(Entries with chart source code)

——————————

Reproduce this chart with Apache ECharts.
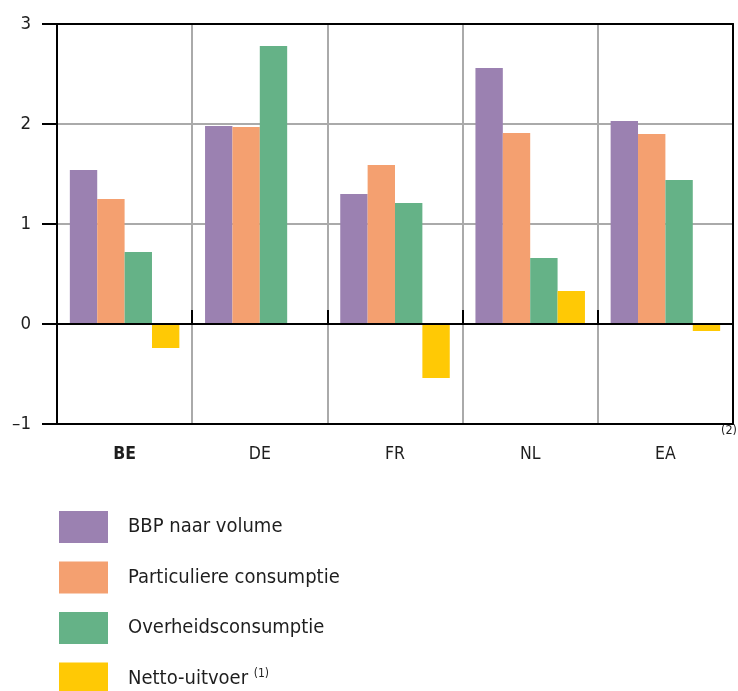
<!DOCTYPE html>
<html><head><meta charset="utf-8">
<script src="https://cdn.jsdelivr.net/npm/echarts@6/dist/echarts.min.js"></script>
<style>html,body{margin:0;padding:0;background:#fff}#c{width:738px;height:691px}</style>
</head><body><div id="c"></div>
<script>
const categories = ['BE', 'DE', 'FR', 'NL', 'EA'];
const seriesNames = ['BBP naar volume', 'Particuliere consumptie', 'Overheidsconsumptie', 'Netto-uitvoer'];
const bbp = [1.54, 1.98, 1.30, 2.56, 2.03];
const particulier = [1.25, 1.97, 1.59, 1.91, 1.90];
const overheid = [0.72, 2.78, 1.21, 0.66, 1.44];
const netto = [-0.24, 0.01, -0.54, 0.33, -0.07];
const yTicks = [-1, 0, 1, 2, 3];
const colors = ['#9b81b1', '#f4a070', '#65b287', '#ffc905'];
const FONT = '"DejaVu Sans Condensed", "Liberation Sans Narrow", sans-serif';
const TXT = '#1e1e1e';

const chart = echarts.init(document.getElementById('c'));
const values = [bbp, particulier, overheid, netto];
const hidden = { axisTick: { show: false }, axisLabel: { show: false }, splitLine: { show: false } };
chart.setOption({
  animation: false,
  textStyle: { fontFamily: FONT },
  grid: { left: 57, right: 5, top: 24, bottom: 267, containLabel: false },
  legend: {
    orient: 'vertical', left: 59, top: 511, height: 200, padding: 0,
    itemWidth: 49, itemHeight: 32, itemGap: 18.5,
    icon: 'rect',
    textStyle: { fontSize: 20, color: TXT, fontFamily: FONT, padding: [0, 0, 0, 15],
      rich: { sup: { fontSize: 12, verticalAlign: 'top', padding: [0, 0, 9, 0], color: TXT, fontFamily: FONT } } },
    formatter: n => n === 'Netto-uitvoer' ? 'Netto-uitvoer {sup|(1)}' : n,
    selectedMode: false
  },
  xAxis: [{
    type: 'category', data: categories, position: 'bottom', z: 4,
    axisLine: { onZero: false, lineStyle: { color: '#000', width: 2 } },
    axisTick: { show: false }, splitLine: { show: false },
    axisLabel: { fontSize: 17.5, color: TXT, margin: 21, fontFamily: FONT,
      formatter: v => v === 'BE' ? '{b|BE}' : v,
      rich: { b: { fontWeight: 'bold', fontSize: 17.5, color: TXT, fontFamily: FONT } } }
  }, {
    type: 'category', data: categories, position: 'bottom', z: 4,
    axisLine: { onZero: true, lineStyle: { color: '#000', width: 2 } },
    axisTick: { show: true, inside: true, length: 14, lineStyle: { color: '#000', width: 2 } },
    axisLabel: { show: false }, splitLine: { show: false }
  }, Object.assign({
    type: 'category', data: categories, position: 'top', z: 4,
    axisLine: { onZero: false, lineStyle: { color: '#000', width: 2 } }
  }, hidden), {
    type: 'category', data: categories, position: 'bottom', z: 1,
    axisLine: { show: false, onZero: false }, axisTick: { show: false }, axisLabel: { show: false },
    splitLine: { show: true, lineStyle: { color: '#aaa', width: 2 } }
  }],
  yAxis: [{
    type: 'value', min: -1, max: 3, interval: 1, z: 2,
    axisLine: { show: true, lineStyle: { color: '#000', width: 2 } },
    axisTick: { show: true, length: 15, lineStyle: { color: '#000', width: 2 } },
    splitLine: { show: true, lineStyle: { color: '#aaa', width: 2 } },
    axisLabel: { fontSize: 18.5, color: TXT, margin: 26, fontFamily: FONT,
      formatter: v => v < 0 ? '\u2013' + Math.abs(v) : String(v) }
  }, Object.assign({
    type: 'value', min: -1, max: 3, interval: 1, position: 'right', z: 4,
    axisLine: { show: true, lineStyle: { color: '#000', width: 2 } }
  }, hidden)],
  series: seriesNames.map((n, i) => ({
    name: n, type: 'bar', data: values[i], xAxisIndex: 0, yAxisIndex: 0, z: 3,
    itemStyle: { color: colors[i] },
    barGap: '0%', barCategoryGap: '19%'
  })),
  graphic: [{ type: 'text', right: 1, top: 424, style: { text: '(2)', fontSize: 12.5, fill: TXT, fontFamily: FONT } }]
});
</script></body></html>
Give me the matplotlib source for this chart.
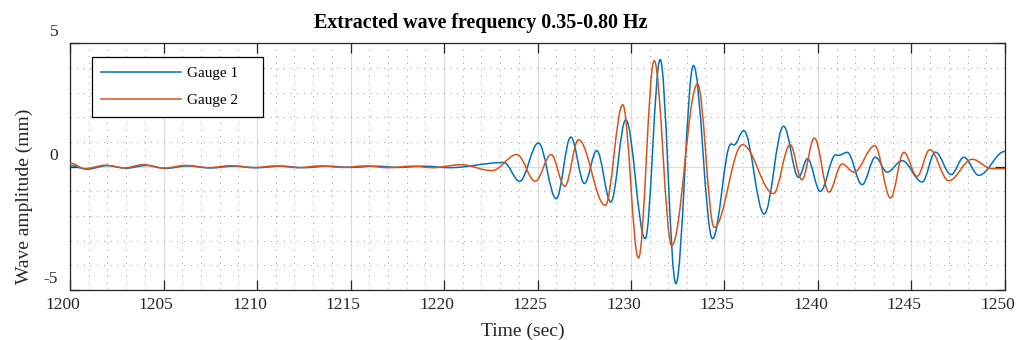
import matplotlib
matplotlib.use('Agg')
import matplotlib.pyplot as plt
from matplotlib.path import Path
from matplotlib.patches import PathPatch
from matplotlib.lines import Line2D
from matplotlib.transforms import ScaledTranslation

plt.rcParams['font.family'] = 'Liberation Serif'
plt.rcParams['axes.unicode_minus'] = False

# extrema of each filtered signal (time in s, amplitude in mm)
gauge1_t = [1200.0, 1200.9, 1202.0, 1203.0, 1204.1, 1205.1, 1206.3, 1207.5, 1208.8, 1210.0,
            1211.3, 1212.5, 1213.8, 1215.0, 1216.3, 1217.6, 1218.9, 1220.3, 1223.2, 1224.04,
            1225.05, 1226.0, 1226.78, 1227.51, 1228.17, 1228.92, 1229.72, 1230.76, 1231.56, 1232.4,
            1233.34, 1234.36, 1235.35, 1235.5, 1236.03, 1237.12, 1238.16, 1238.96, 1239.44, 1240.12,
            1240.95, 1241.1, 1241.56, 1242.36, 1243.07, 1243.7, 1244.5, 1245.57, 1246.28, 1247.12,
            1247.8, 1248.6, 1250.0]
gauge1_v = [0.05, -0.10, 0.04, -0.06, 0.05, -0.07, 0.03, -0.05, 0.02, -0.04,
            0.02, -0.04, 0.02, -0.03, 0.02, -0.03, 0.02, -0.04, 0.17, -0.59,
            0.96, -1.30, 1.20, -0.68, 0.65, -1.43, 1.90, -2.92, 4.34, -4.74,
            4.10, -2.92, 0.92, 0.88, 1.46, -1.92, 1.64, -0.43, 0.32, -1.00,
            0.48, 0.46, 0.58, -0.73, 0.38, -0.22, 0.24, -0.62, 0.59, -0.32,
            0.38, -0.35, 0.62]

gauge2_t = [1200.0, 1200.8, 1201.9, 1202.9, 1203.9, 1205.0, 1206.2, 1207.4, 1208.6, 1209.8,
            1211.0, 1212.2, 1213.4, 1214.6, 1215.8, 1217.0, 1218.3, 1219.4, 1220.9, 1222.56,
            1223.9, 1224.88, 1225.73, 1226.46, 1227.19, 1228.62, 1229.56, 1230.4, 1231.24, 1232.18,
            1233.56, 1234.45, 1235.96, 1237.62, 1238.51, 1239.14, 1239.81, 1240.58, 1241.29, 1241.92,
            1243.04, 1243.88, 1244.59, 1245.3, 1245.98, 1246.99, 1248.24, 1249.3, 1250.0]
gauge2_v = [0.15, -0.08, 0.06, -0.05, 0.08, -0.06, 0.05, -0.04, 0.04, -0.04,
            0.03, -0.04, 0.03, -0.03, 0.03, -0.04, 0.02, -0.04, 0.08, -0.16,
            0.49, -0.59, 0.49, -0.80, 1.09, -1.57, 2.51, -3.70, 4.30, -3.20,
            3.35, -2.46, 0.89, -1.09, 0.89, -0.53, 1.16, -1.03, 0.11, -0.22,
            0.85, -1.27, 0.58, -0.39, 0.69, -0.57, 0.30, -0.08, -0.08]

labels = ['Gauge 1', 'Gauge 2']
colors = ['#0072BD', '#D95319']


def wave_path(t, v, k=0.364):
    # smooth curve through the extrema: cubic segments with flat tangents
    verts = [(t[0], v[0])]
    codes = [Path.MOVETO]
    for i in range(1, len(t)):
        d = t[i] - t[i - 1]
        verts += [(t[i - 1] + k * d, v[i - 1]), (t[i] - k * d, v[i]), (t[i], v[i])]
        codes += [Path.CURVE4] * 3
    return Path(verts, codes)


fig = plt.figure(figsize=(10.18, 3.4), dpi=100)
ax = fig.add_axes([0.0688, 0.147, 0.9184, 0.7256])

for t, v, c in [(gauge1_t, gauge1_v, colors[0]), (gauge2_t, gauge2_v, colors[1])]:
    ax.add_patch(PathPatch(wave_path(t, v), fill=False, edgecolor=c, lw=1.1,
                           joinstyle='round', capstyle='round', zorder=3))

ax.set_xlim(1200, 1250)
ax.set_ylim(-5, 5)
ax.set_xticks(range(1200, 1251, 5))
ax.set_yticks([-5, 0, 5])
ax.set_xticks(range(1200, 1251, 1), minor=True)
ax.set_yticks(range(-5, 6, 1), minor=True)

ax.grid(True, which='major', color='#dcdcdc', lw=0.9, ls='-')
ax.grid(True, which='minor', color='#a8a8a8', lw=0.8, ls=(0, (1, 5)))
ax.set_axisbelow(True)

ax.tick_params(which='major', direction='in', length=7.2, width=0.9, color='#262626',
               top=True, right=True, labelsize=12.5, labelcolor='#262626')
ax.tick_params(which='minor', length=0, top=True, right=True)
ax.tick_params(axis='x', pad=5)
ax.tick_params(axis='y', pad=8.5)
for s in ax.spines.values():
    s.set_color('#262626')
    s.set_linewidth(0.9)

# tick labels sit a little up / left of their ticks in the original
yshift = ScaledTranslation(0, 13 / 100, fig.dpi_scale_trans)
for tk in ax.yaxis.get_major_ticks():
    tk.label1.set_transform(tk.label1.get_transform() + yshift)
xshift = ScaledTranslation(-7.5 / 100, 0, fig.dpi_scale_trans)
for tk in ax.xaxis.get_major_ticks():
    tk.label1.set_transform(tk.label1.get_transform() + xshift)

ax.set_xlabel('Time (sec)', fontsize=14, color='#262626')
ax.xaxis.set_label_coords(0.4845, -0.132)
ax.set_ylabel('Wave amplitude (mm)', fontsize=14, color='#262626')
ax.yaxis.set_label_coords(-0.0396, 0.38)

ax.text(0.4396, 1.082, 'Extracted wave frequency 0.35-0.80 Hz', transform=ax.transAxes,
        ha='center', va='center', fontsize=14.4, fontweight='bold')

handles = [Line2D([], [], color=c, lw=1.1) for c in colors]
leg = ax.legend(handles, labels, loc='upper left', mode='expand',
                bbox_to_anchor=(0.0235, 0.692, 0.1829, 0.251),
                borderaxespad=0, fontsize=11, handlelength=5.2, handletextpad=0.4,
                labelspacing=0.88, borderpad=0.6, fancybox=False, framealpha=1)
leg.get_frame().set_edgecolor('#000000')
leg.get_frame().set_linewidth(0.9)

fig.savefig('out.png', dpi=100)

——————————

#### [WHAT YOU HAVE TO DO]
Write out exactly the lines between the start of the data and the line with "const TXT = '#1e1e1e';", including both, but none of the pictures.

#### [ANSWER FOR THIS EXERCISE]
Reproduce this chart with Apache ECharts.
<!DOCTYPE html>
<html><head><meta charset="utf-8">
<script src="https://cdn.jsdelivr.net/npm/echarts@6/dist/echarts.min.js"></script>
<style>html,body{margin:0;padding:0;background:#fff}#c{width:738px;height:691px}</style>
</head><body><div id="c"></div>
<script>
const categories = ['BE', 'DE', 'FR', 'NL', 'EA'];
const seriesNames = ['BBP naar volume', 'Particuliere consumptie', 'Overheidsconsumptie', 'Netto-uitvoer'];
const bbp = [1.54, 1.98, 1.30, 2.56, 2.03];
const particulier = [1.25, 1.97, 1.59, 1.91, 1.90];
const overheid = [0.72, 2.78, 1.21, 0.66, 1.44];
const netto = [-0.24, 0.01, -0.54, 0.33, -0.07];
const yTicks = [-1, 0, 1, 2, 3];
const colors = ['#9b81b1', '#f4a070', '#65b287', '#ffc905'];
const FONT = '"DejaVu Sans Condensed", "Liberation Sans Narrow", sans-serif';
const TXT = '#1e1e1e';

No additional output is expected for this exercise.